I’ll talk more about my sunrises on Shipwreck Beach in a future post. For now I’ll leave you with one additional image from our condo on Poipu. On one particular day, we had sustained winds of 30mph from the south with gusts up to 50mph. Being right on the beach, we had nothing to limit the amount of salt spray coming off the water and into our condo. As a result, everything in the condo, including all my photo gear, had a nice coating of sea salt on it. I spent a lot of time keeping my gear clean after that day and on subsequent windy days. But besides the salt spray, the high winds brought a brave wind surfer right into the little lagoon area outside our condo. He would start his run just to the right of our condo and speed out into the middle of the lagoon where he would turn around and take full advantage of the high winds. His speed increased dramatically on the way back and as he was about 20-30 yards from the shore, he would use a wave to lift himself off the surf and fly through the air. He did this over and over again for about 45 minutes before he finally tired and came in. It looked like a lot of fun, but it also looked like a lot of work. Our next door neighbor and I both agreed that we were in better shape to watch than to actually try wind surfing.
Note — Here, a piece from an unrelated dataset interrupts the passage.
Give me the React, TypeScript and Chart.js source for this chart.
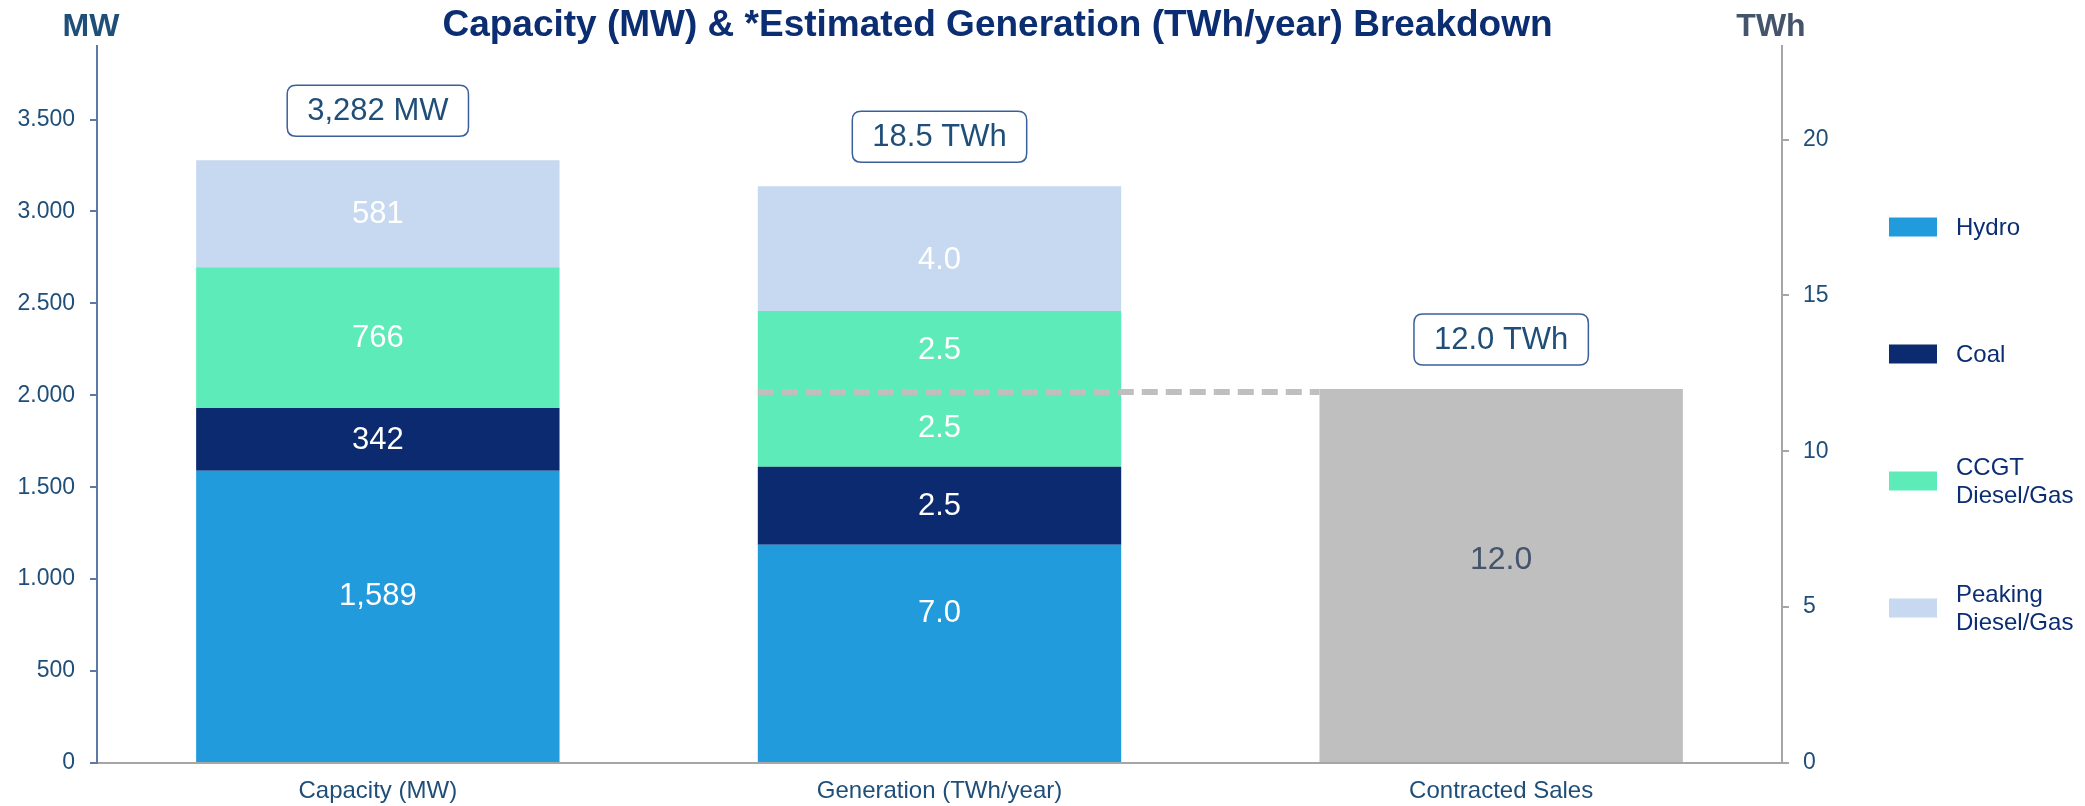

You might notice the brown color to the sand and the deep footprints. The sand is mostly volcanic pebbles. It’s very grainy and clumpy, not like the finer sand we have here on the Atlantic or the Gulf. The sand is also extremely soft. Walking in the sand is difficult as you generally sink up to your ankles with each step. There is no hard packed sand like we get on the Atlantic. The coastal areas that support beaches generally have very little wave action, so the sand never gets packed down. The beaches with the heavy surf that would pack the sand are generally all volcanic rock and there is literally no beach at all.
There are more posts to come as I still have some sunrises and sunsets to share as well as perhaps a couple of bird stories to tell.